Sunday, May 20, 2012

Yes Man (Peyton Reed, 2008) Review

Ah, Jim Carrey. One of my personal favourite actors of all time. While I won't go too deep into why I like Jim Carrey so much until I get onto my favourite Jim Carrey (you'll have to wait for that), I will praise how he still holds up even in recent years (after all he has been doing kids films recently). Yes Man is one of those comedy films that has a heart and really brings forward a clever narrative that is tied together well. I guess the question is, do I like this film? The answer: Yes. Heh. Did you see what I did there...I...I made a joke...good for me.

The film focuses on Carl Allen (Jim Carrey), a pessimistic single man who has reached a point in his life wear he realises that he is leaving everyone out of his life. After work, he bumps into an old friend who takes into a seminar that suggests the idea of saying "yes" to every opportunity given to them. Carl agrees to a 'covenant' with the head of the 'yes' seminar Terrence Bundley (Terrence Stamp). Now Carl has to say 'yes' at every opportunity. He learns Korean, learns to play the guitar and takes part in other activities and learns more skills. The second half of the narrative (the first being the whole 'yes' thing) is the introduction of the main love interest Allison (Zooey Deschanel).

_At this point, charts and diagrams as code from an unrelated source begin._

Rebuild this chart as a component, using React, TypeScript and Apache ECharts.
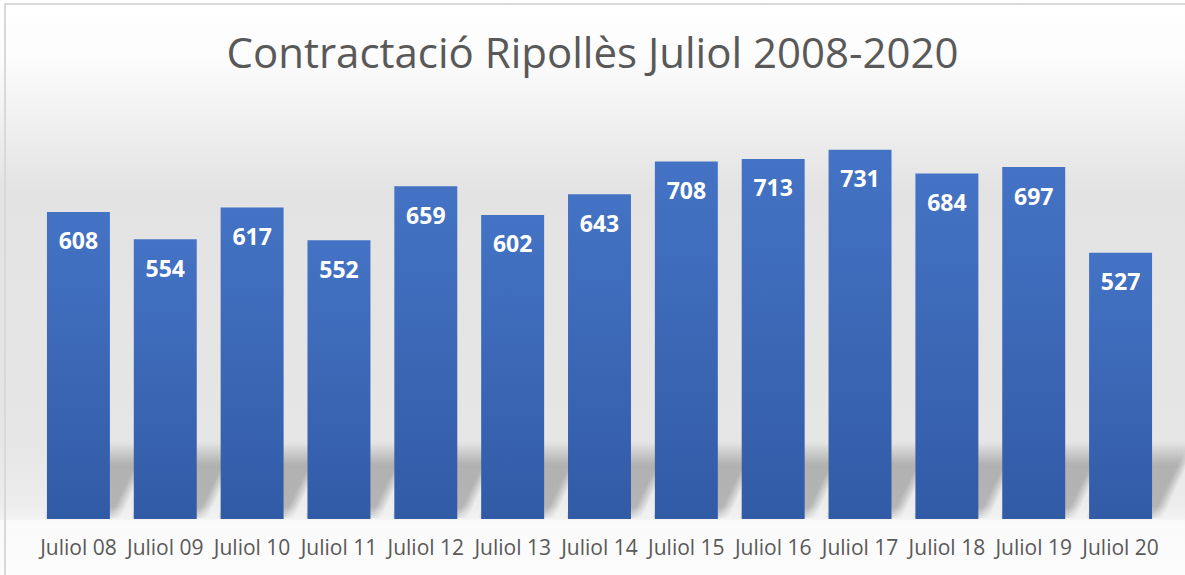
import React, { useEffect, useRef } from "react";
import * as echarts from "echarts";

const categories = [
  "Juliol 08", "Juliol 09", "Juliol 10", "Juliol 11", "Juliol 12", "Juliol 13", "Juliol 14",
  "Juliol 15", "Juliol 16", "Juliol 17", "Juliol 18", "Juliol 19", "Juliol 20",
];
const values = [608, 554, 617, 552, 659, 602, 643, 708, 713, 731, 684, 697, 527];
const titleText = "Contractació Ripollès Juliol 2008-2020";

export default function App() {
  const ref = useRef<HTMLDivElement>(null);
  useEffect(() => {
    if (!ref.current) return;
    const chart = echarts.init(ref.current, undefined, { renderer: "svg" });
    const barRatio = 0.725;
    chart.setOption({
      animation: false,
      title: {
        text: titleText,
        left: "center",
        top: 25,
        textStyle: { fontFamily: "Open Sans", fontSize: 42, fontWeight: "normal", color: "#595959" },
      },
      graphic: [
        {
          type: "rect",
          shape: { x: 5, y: 4, width: 1200, height: 600 },
          style: { fill: "none", stroke: "#d9d9d9", lineWidth: 2 },
          silent: true,
        },
      ],
      grid: { left: 35, right: 21, top: 115, bottom: 56 },
      xAxis: {
        type: "category",
        data: categories,
        axisLine: { show: false },
        axisTick: { show: false },
        axisLabel: { fontFamily: "Open Sans", fontSize: 21, color: "#595959", margin: 17, interval: 0 },
      },
      yAxis: { type: "value", min: 0, max: 800, show: false, splitLine: { show: false } },
      series: [
        {
          type: "custom",
          z: 1,
          silent: true,
          data: values,
          clip: false,
          renderItem: (params: any, api: any) => {
            const idx = params.dataIndex;
            const base = api.coord([idx, 0]);
            const w = api.size([1, 0])[0] * barRatio;
            const x0 = base[0] - w / 2;
            const x1 = base[0] + w / 2;
            const y0 = base[1];
            const h = 74;
            const dx = 36;
            const layers: any[] = [];
            for (let k = 0; k <= 10; k += 2) {
              layers.push({
                type: "polygon",
                shape: {
                  points: [
                    [x0 - k * 0.3, y0 - 1],
                    [x1 + k, y0 - 1],
                    [x1 + dx + k, y0 - h - k * 0.6],
                    [x0 + dx - k, y0 - h - k * 0.6],
                  ],
                },
                style: {
                  fill: {
                    type: "linear", x: 0, y: 0, x2: 0, y2: 1,
                    colorStops: [
                      { offset: 0, color: "rgba(0,0,0,0.0)" },
                      { offset: 0.3, color: "rgba(0,0,0,0.045)" },
                      { offset: 0.85, color: "rgba(0,0,0,0.045)" },
                      { offset: 1, color: "rgba(0,0,0,0.015)" },
                    ],
                  },
                },
              });
            }
            return { type: "group", children: layers };
          },
          encode: { x: 0, y: 1 },
        },
        {
          type: "bar",
          z: 2,
          data: values,
          barCategoryGap: "27.5%",
          itemStyle: {
            color: {
              type: "linear", x: 0, y: 0, x2: 0, y2: 1,
              colorStops: [
                { offset: 0, color: "#4473c5" },
                { offset: 1, color: "#325ba6" },
              ],
            },
          },
          label: {
            show: true,
            position: "insideTop",
            distance: 17,
            color: "#ffffff",
            fontFamily: "Open Sans",
            fontWeight: "bold",
            fontSize: 23,
          },
        },
      ],
    });
    return () => chart.dispose();
  }, []);
  return (
    <div
      ref={ref}
      style={{
        position: "absolute",
        left: 0,
        top: 0,
        width: 1185,
        height: 575,
        background:
          "linear-gradient(to bottom, #ffffff 0%, #fcfcfc 10%, #e3e3e3 33%, #e6e6e6 77%, #ededed 88%, #f3f3f3 90.3%, #fafafa 90.6%, #fcfcfc 100%)",
      }}
    />
  );
}
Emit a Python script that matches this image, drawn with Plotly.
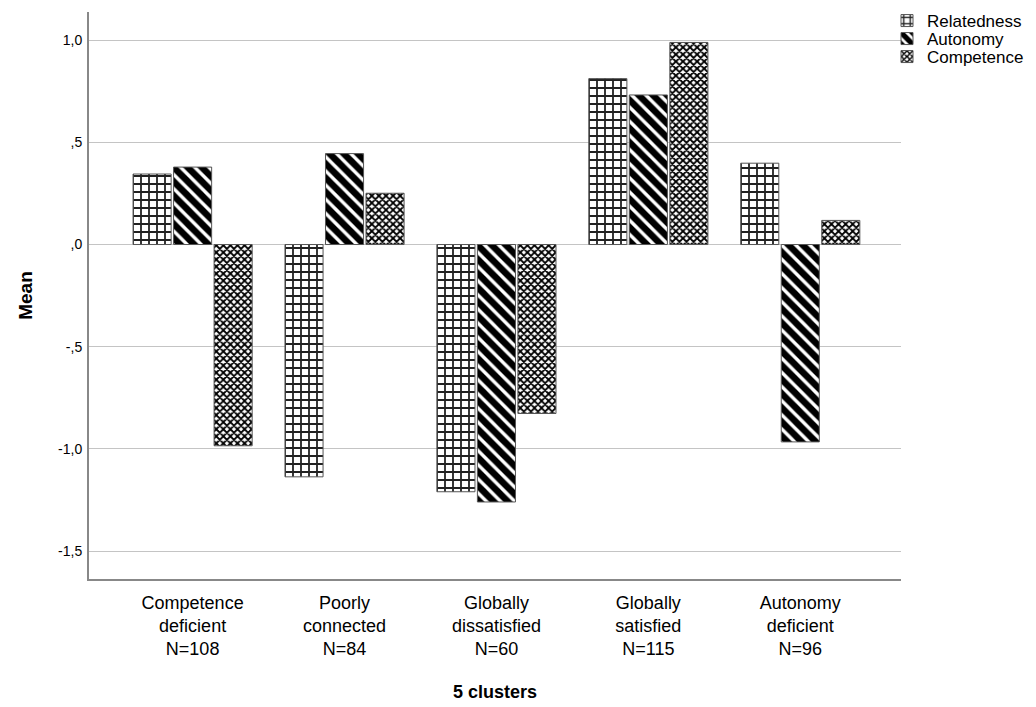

As you might expect from a Jim Carrey film, it's a comedy film. It's that weird kind of comedy that Jim Carrey is accustomed too. The usual silly mannerisms, voices and faces that he does are still here yet it's at a limit now since they clearly wanted to make a more serious Jim Carrey comedy film. Don't get me wrong, it's still pretty funny but the much funnier parts are the more subtle uses of comedy including scenes with Carl's boss Norman (Rhys Darby). Norman is a funny character anyway so that would make sense, I guess.

The best part of the film is the whole concept. It's pretty unique to come up with the idea of having our protagonist who just can't say "no". It's interesting and fun to see what decisions will be presented to Carl and how they will be brought back later in the film. 

This is going to be a brief point but man do I love the soundtrack to this film. Two songs of interest are Journey's Separate Way and Jim Carrey's cover of Third Eye Blind's song Jumper. The use of those songs are very memorable and song of the best moments of the films.

Yes Man, like Limitless (both featuring Bradley Cooper), brings an interesting narrative with a unique concept. It shows that Jim Carrey's style of comedy still works even now. I would love to see more films like this in the future and hope that more unique ideas are brought into the comedy genre.

A hilarious Jim Carrey romp that has heart and really is clever and gripping.